Back in Nigeria, I was loud, nice and very outgoing. I liked reading novels; I loved participating in sports, especially running; I loved participating in competition debates. My favorite subject in school was government. But my world was about to be turned upside down.

Everything changed when I got to the United States and enrolled at Schaumburg High School. When I say everything changed, I’m not just taking about style, language, and culture. Everything changed about ME. I became shy, quiet, confused, and lost. I honestly felt I was invisible. My sister kept saying, “You became someone new.”

Surviving in the new environment, seeing new faces and making new friends, and hearing a new language are part of the problems many transfer students from different countries face. In my case, the most difficult part is making new friends. The students here are great, but when the thought of making new friends hits me, I get really scared. Negative thoughts rush into my mind. What if they don’t like me? What if I say something wrong? By the end of the day, if I end up not making any friends, I become angry with myself because I feel that I am the source of my problem.

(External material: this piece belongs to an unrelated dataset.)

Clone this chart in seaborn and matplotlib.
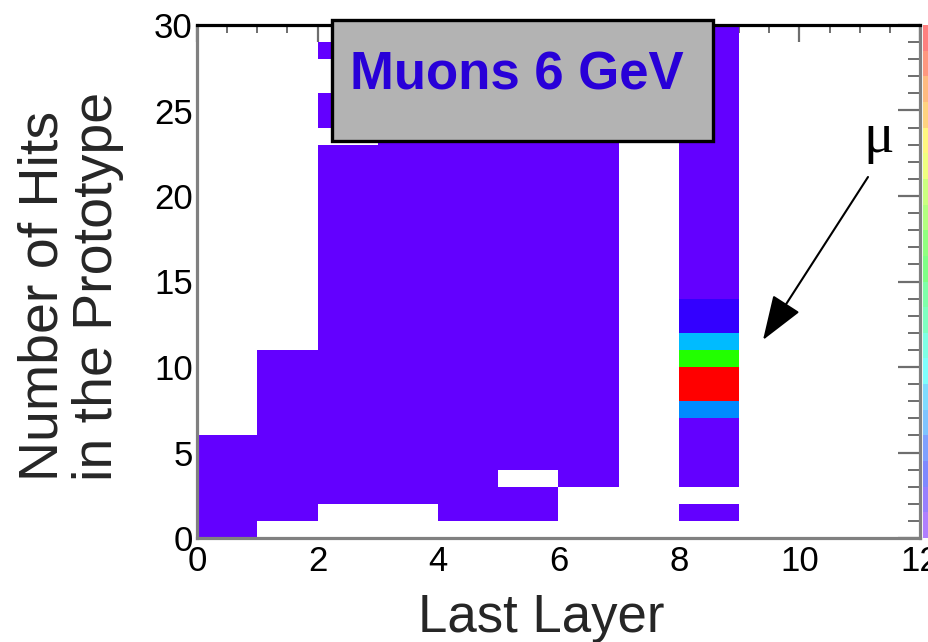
import colorsys

import matplotlib
matplotlib.use("Agg")
import matplotlib.pyplot as plt
from matplotlib.colors import ListedColormap
from matplotlib.patches import Rectangle
from matplotlib.ticker import MultipleLocator
import pandas as pd
import seaborn as sns

# Entries per (last layer, number of hits) bin; each list runs over hits 0..29
layer_0 = [1, 1, 1, 1, 1, 1, 0, 0, 0, 0, 0, 0, 0, 0, 0, 0, 0, 0, 0, 0, 0, 0, 0, 0, 0, 0, 0, 0, 0, 0]
layer_1 = [0, 1, 1, 1, 1, 1, 1, 1, 1, 1, 1, 0, 0, 0, 0, 0, 0, 0, 0, 0, 0, 0, 0, 0, 0, 0, 0, 0, 0, 0]
layer_2 = [0, 0, 1, 1, 1, 1, 1, 1, 1, 1, 1, 1, 1, 1, 1, 1, 1, 1, 1, 1, 1, 1, 1, 0, 1, 1, 0, 0, 1, 0]
layer_3 = [0, 0, 1, 1, 1, 1, 1, 1, 1, 1, 1, 1, 1, 1, 1, 1, 1, 1, 1, 1, 1, 1, 1, 1, 1, 1, 1, 1, 1, 1]
layer_4 = [0, 1, 1, 1, 1, 1, 1, 1, 1, 1, 1, 1, 1, 1, 1, 1, 1, 1, 1, 1, 1, 1, 1, 1, 1, 1, 1, 1, 1, 1]
layer_5 = [0, 1, 1, 0, 1, 1, 1, 1, 1, 1, 1, 1, 1, 1, 1, 1, 1, 1, 1, 1, 1, 1, 1, 1, 1, 1, 1, 1, 1, 1]
layer_6 = [0, 0, 0, 1, 1, 1, 1, 1, 1, 1, 1, 1, 1, 1, 1, 1, 1, 1, 1, 1, 1, 1, 1, 1, 1, 1, 1, 1, 1, 1]
layer_7 = [0, 0, 0, 0, 0, 0, 0, 0, 0, 0, 0, 0, 0, 0, 0, 0, 0, 0, 0, 0, 0, 0, 0, 0, 0, 0, 0, 0, 0, 0]
layer_8 = [0, 1, 0, 1, 1, 1, 1, 9, 38, 40, 23, 11, 3, 2, 1, 1, 1, 1, 1, 1, 1, 1, 1, 1, 1, 1, 1, 1, 1, 1]
layer_9 = [0, 0, 0, 0, 0, 0, 0, 0, 0, 0, 0, 0, 0, 0, 0, 0, 0, 0, 0, 0, 0, 0, 0, 0, 0, 0, 0, 0, 0, 0]
layer_10 = [0, 0, 0, 0, 0, 0, 0, 0, 0, 0, 0, 0, 0, 0, 0, 0, 0, 0, 0, 0, 0, 0, 0, 0, 0, 0, 0, 0, 0, 0]
layer_11 = [0, 0, 0, 0, 0, 0, 0, 0, 0, 0, 0, 0, 0, 0, 0, 0, 0, 0, 0, 0, 0, 0, 0, 0, 0, 0, 0, 0, 0, 0]

hits = list(range(30))
x_ticks = [0, 2, 4, 6, 8, 10, 12]
y_ticks = [0, 5, 10, 15, 20, 25, 30]
z_max = 40

columns = [layer_0, layer_1, layer_2, layer_3, layer_4, layer_5,
           layer_6, layer_7, layer_8, layer_9, layer_10, layer_11]
counts = pd.DataFrame({i: col for i, col in enumerate(columns)}, index=hits)

# Rainbow palette (50 hues from violet to red), sampled on 20 contour levels
palette50 = [colorsys.hls_to_rgb((280 - (i + 1) * 5.6) / 360.0, 0.5, 1.0) for i in range(50)]
levels = [palette50[int((c + 0.99) * 50 / 20)] for c in range(20)]
cmap = ListedColormap(levels)

sns.set_style("white")
plt.rcParams["font.family"] = ["Liberation Sans", "DejaVu Sans"]

W, H = 929, 642
fig = plt.figure(figsize=(W / 100, H / 100), dpi=100)
ax = fig.add_axes([197 / W, (H - 538) / H, (920 - 197) / W, (538 - 25) / H])
cax = fig.add_axes([923 / W, (H - 538) / H, 9 / W, (538 - 25) / H])

sns.heatmap(counts, mask=(counts == 0), cmap=cmap, vmin=0, vmax=z_max,
            ax=ax, cbar_ax=cax, xticklabels=False, yticklabels=False,
            linewidths=0)

ax.set_xlim(0, 12)
ax.set_ylim(0, 30)
ax.set_facecolor("white")

# colour scale strip at the right edge
cb = ax.collections[0].colorbar
cb.outline.set_visible(False)
cb.solids.set_alpha(0.5)
cax.set_yticks([])
cax.set_xticks([])

# frame
for name, spine in ax.spines.items():
    spine.set_visible(True)
    spine.set_color("black" if name == "top" else "#808080")
    spine.set_linewidth(2.3)

ax.set_xticks(x_ticks)
ax.set_xticklabels([str(v) for v in x_ticks], rotation=0)
ax.set_yticks(y_ticks)
ax.set_yticklabels([str(v) for v in y_ticks], rotation=0)
ax.xaxis.set_minor_locator(MultipleLocator(0.5))
ax.yaxis.set_minor_locator(MultipleLocator(1))
ax.tick_params(axis="both", which="both", direction="in", top=True, right=True,
               color="#6e6e6e", labelcolor="black", labelsize=25)
ax.tick_params(axis="x", which="major", length=12, width=1.6, pad=5)
ax.tick_params(axis="x", which="minor", length=6, width=1.4)
ax.tick_params(axis="y", which="major", length=15.5, width=1.6, pad=3)
ax.tick_params(axis="y", which="minor", length=8.5, width=1.4)

# axis titles
ax.set_xlabel("Last Layer", fontsize=38)
ax.xaxis.set_label_coords(541 / W, (H - 632) / H, transform=fig.transFigure)
ax.xaxis.label.set_va("baseline")

ax.set_ylabel("Number of Hits\nin the Prototype", fontsize=40,
              multialignment="left", linespacing=1.05)
ax.yaxis.set_label_coords(124 / W, (H - 286) / H, transform=fig.transFigure)

# title box
box = Rectangle((332 / W, (H - 141) / H), (713 - 332) / W, (141 - 20) / H,
                transform=fig.transFigure, facecolor="#b3b3b3",
                edgecolor="black", linewidth=2.4, zorder=5)
fig.add_artist(box)
fig.text(516.5 / W, (H - 89) / H, "Muons 6 GeV", ha="center", va="baseline",
         fontsize=38, fontweight="bold", color="#2800d8", zorder=6)

# muon arrow
ax.annotate("", xy=(763 / W, (H - 340) / H), xytext=(868 / W, (H - 177) / H),
            xycoords="figure fraction", textcoords="figure fraction",
            arrowprops=dict(arrowstyle="-|>,head_length=1.4,head_width=0.5",
                            mutation_scale=20, color="black", lw=1.5,
                            shrinkA=0, shrinkB=0),
            annotation_clip=False)
fig.text(879 / W, (H - 152) / H, "\u03bc", ha="center", va="baseline",
         fontsize=41, family=["Liberation Serif", "DejaVu Serif"], color="black")

fig.savefig("out.png", dpi=100)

Making friends isn’t the only difficulty transfer students face. We also struggle with having to meet up other people’s expectations when learning a new language. Learning a new language can be fun, but knowing what to say at the right time can be hard.

The different rules and regulations students encounter when transferring schools can also be a challenge. In my case, the school rules here at Schaumburg are very different from the ones back in Nigeria. I worry about breaking the dress code and getting on time to my classes.

Tons of memories were made back in Nigeria, actually most of my memories were made in Nigeria, the day I graduated elementary school/primary school, junior high/secondary school, and the day I started high school/secondary school…..so many happy memories made. So in order to keep my cool, I meditate and focus on the memories I had back in Nigeria.

While most of my memories were made in Nigeria, I am starting to make some new and good memories here, too, I now get to explore new places–places I have never been before, meet people I never would have met, learned and experienced things I never would have experienced.

Being a transfer student is not easy. I worry about my future at Schaumburg High School, but I don’t expect anything from anyone. No one can solve my problems expect me. I do hope no one will judge me for being too shy, being too quiet, and being anxious about my new surroundings. It takes time to orient to a new environment, but I am getting used to it. I hope that when I find my stride, people will judge me for who I truly am, not for the girl shy, fearful girl I am trying to overcome. It’s going to take time, but Schaumburg is becoming my home.